Shemaroo Entertainment Ltd. reported a challenging fourth quarter for FY26, with its net loss significantly widening to INR 720 million. This comes as revenue for the quarter fell sharply by 31.7% year-on-year, totaling INR 1,395 million compared to INR 2,042 million in the same period last year.

For the full fiscal year FY26, the company's revenue declined by 14.9% to INR 5,831 million, and its net loss grew to INR 2,182 million from INR 845 million in FY25.

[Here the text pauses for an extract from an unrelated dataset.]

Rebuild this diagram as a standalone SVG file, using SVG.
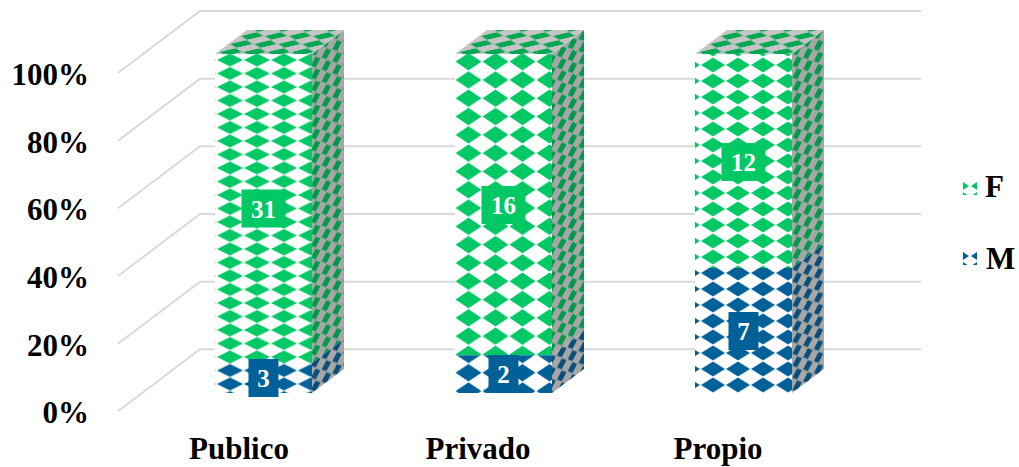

Strategic Pivot to Digital

The financial results reflect Shemaroo's ongoing strategic shift. Revenue from its digital media segment grew by a healthy 17.1% year-on-year, now accounting for 47% of the company's total revenue. This digital growth is a crucial counterpoint to the steep 50.5% decline experienced in its traditional media business during FY26.

Inventory Cleanup Impact

A significant factor impacting profitability was the completion of a large inventory charge-off. Over nine quarters ending in FY26, Shemaroo wrote off approximately ₹400 crore in legacy assets and content. This cleanup, while affecting short-term earnings, aims to create a leaner balance sheet and allow management to focus on future growth. The company reported total debt of ₹300.60 crore as of FY26.

Media Industry Context

Shemaroo operates within a dynamic Indian media and entertainment sector. The industry faces intense competition, particularly in the digital space, driven by evolving viewer habits and shifting advertising and distribution models. The company's push into digital platforms, including its OTT service ShemarooMe, is key to adapting to these changes.

Outlook and What to Watch

Looking ahead, investors will likely focus on the sustainability and profitability of Shemaroo's digital media segment. The company's ability to successfully grow its digital assets and monetize them will be critical for its financial recovery. Future performance will also depend on management's strategy for revitalizing traditional media or further cost optimization, alongside broader market trends in advertising spend.

Peer Comparison

Shemaroo's challenges and digital transition efforts echo those of other major players in the sector. Zee Entertainment Enterprises Ltd., a large diversified media company, is also navigating the shift to digital platforms, focusing on its streaming services and content strategy. However, Zee has faced its own integration and profitability hurdles.